Many drivers don’t see as well as they should because they follow too closely, and the vehicle ahead blocks their view of the road. Good drivers keep a safe following distance so they can see better. The more space they allow between their car and the car ahead, the more time they will have to see a hazard or accident down the road. They will have more time to stop, or to avoid the hazard.

Steering will be easier if you have a "big picture" of your intended path of travel. Keep enough space between your car and the car in front of you, so that it does not block your view. Driving in the center of the lane, instead of hugging one side or the other, improves your view of the roadway.

Following too closely causes most rear end accidents. To avoid this, use the "three-second rule."  When the vehicle ahead of you passes a certain point, such as a sign, count "one-thousand-one, one-thousand-two, one-thousand-three."   This takes about three seconds. If you pass the same point before you finish counting, you are following too closely.  At faster speeds the distance should be greater.

Sometimes you will need more than a three-second cushion -- give yourself four seconds or more.

When a tailgater crowds you, you should allow extra room between your car and the car ahead. Then, if you need to slow down, you can do so gradually. You will be able to avoid braking suddenly and being hit from behind by the tailgater!
On slippery roads, if the car ahead should slow or stop, you will need more distance to stop your car.
When following motorcycles, if the motorcycle falls, you will have to avoid hitting the rider. Motorcycles fall more often on wet or icy roads, on metal surfaces such as bridge gratings or railroad tracks, and on gravel.
When the driver behind you wants to pass, slow down to allow room in front of your car so the driver will have space to move into.
When you are pulling a trailer or carrying a heavy load, the extra weight makes it harder to stop.
When following large vehicles that block your view ahead, you will need the extra room four seconds gives you to see around the vehicle and to the sides.
When you are stopped in traffic on a hill, the vehicle ahead may roll back into your car when it starts moving.
When you see a bus, school bus, or vehicle carrying flammables, remember that these vehicles must stop at railroad crossings. Expect the stops and slow down early to allow plenty of room.
When merging on a freeway, you need the extra time..

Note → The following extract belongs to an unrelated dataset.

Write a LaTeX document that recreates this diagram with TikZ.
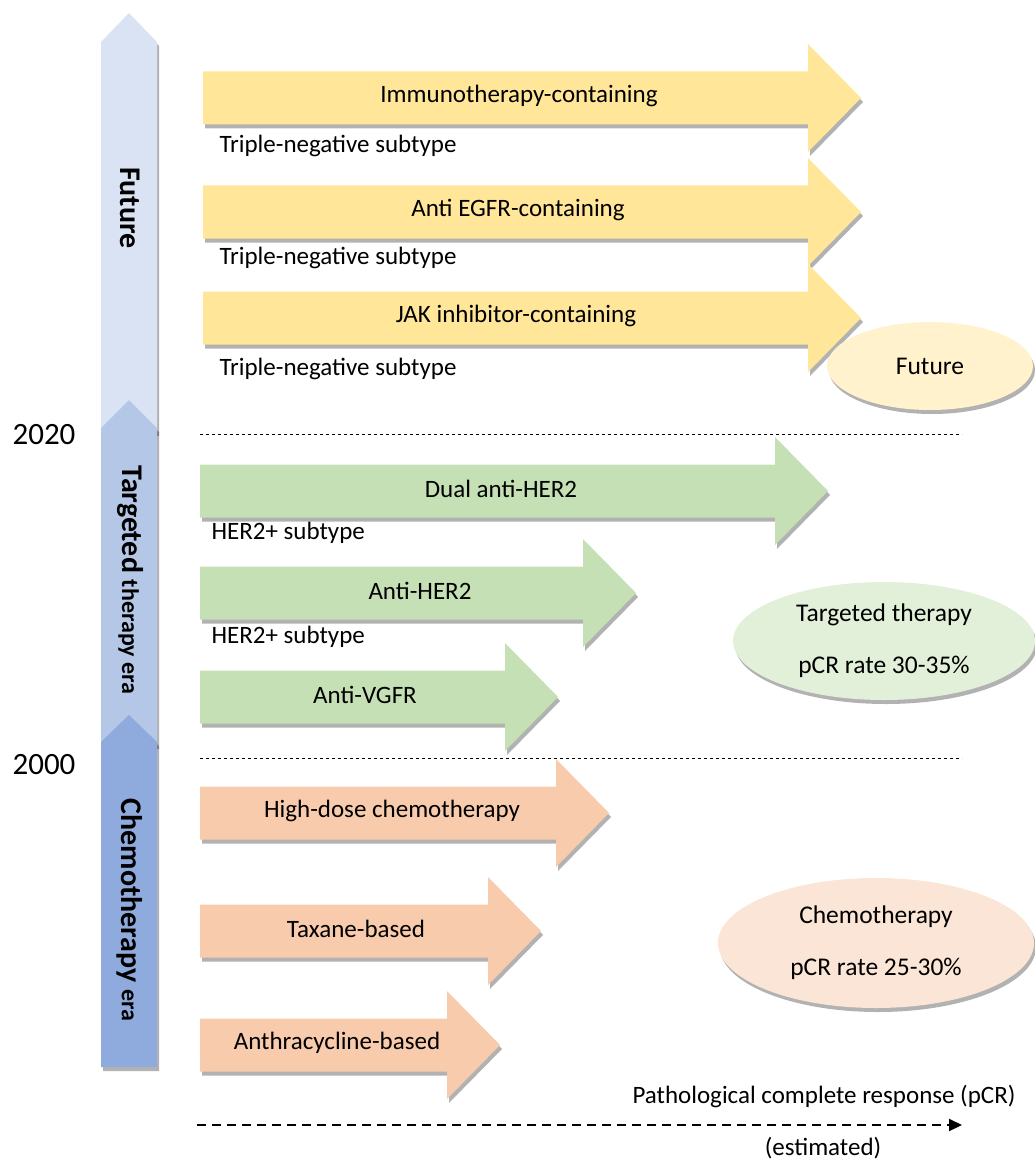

When you follow too closely and another driver "cuts" in front of you, the normal reaction is to slam on your brakes and swerve out of the way. Swerving out of the way most often results in cutting someone else off or possibly driving off the roadway. It might also result in the car behind you crashing into you or into other cars around you. If another driver "cuts" in front of you, just take your foot off the gas. This will give you space between your car and the other car, and you can avoid swerving into another lane. Don’t overreact if you are cut off. 

Plan your emergency escape route before
an emergency happens.

Keep A Cushion to the Side

Keep a space cushion on each side of your car.

Don’t drive in the blind spot of another driver. The other driver may not see your car and could change lanes and hit you.
Avoid driving alongside other cars on multilane streets. Someone may crowd your lane or change lanes directly into your car. Move ahead of the other car or drop back.
Keep as much space as you can between yourself and oncoming traffic. On multilane streets, stay out of the lane next to the center line, if you can. That way you will have more room to avoid an oncoming car that suddenly swerves toward you. This is very important at intersections where another driver could turn left without giving a signal. If possible, make room for vehicles entering freeways even though you have the right-of-way.
At freeway exits, don’t drive alongside other cars. A driver on the freeway may pull off suddenly or a driver leaving may swerve back on.
Keep a space between yourself and parked cars. Someone may step out from between them, a car door may open, or a car may start to pull out suddenly.
Be careful when riding near bicycles. A bicycle rider could be seriously hurt in an accident. Always leave plenty of room between your car and any bicycle, and watch carefully for bicycles before turning.